Location
- 11380 Turtle River Lake Rd NE, Bemidji, MN 56601 United States
- Coordinates: 47°34′43″N 94°43′00″W﻿ / ﻿47.57858°N 94.71653°W

Information
- Established: 1999
- Founder: Ross King
- Status: Open during summers
- Dean: Ross King
- Director: Dafna Zur
- Language: Korean
- Website: concordialanguagevillages.org/youth-languages/korean-language-village

Korean name
- Hangul: 숲속의 호수
- RR: Supsogui hosu
- MR: Supsogŭi hosu

= Sup sogŭi Hosu =

Korean language camp in United States

Sup sogŭi Hosu is a residential program for the Korean language and culture in Bemidji, Minnesota, United States. It is part of the 501(c)(3) non-profit Concordia Language Villages, and is sponsored by Concordia College. It first opened in 1999, and as of 2023 it had over 3,000 attendees across its history.

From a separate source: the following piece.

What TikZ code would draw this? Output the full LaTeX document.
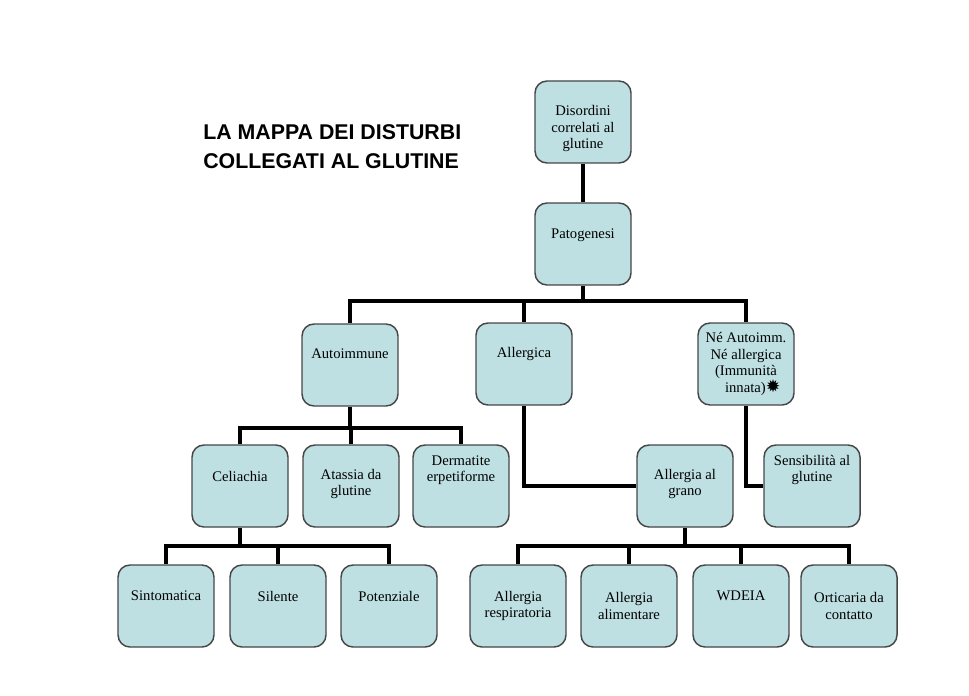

Its founding dean is Ross King, Professor of Korean at the University of British Columbia. The program is currently led by Dafna Zur, associate professor in the Department of East Asian Languages and Cultures at Stanford University and King's former PhD student.

== History ==
Ross King is a Canadian linguist and Koreanist. He himself attended the Concordia Language Villages system from ages 10 to 18, where he studied the Spanish, German, and Russian languages.

Early on in Sup sogŭi Hosu's history, there was spare capacity each year for more students. However, after the success of the Korean Wave, the program has seen a significant increase in popularity, with over a hundred participants each year and a waitlist of 120 students in 2023.

The program originally did not have its own dedicated facilities; King previously rented buildings in the Luther Crest Bible Camp or Russian language village for the program. But in 2018, it received $5 million in funding via a private donation from the Korean handbag company Simone Corporation. This enabled the program to create its own separate infrastructure. Construction began in 2019. The donation is the single largest in support of Korean language education in North America, and the largest in Concordia's history. Kenny Park, the CEO of Simone, attributed the donation to a radio interview of King that he heard, where King advocated for greater public and private support from Korean companies to fund international Korean language education. The new year-round site was designed with the consultation of South Korean architect B. A. You of Archigroup MA, who used elements of Korean culture and architecture. The program was also expressly designed to include a dojang, a training hall for Korean martial arts (notably taekwondo). The Korean program was the eighth such program to have its own facilities in Concordia, and the only one for an East Asian language.

In 2024 the first phase of the new site was completed and opened for the summer session. It includes two multi-purpose residences for participants, a dining hall, soccer field, waterfront, and more. There is ongoing fundraising for the second phase of development which will add a sports center, more villager residences for increased capacity, and a cultural center.

The program, as well as the overall Concordia Language Villages, experienced a severe slowdown and financial setback during the COVID-19 pandemic, but by 2022 the Korean Language Village reported being back up to 70% of its capacity.

== Activities ==
As a language and culture immersion program, all counselors are required to speak Korean at all times in front of the participants. All signage in the program is even written in Korean. Participants engage in cultural activities, including calligraphy, K-pop dance, taekwondo (reportedly once taught by Zur, who is experienced in the sport), fan dance (buchaechum), Korean paper crafting, and Korean tea ceremonies. Korean food is served at the program.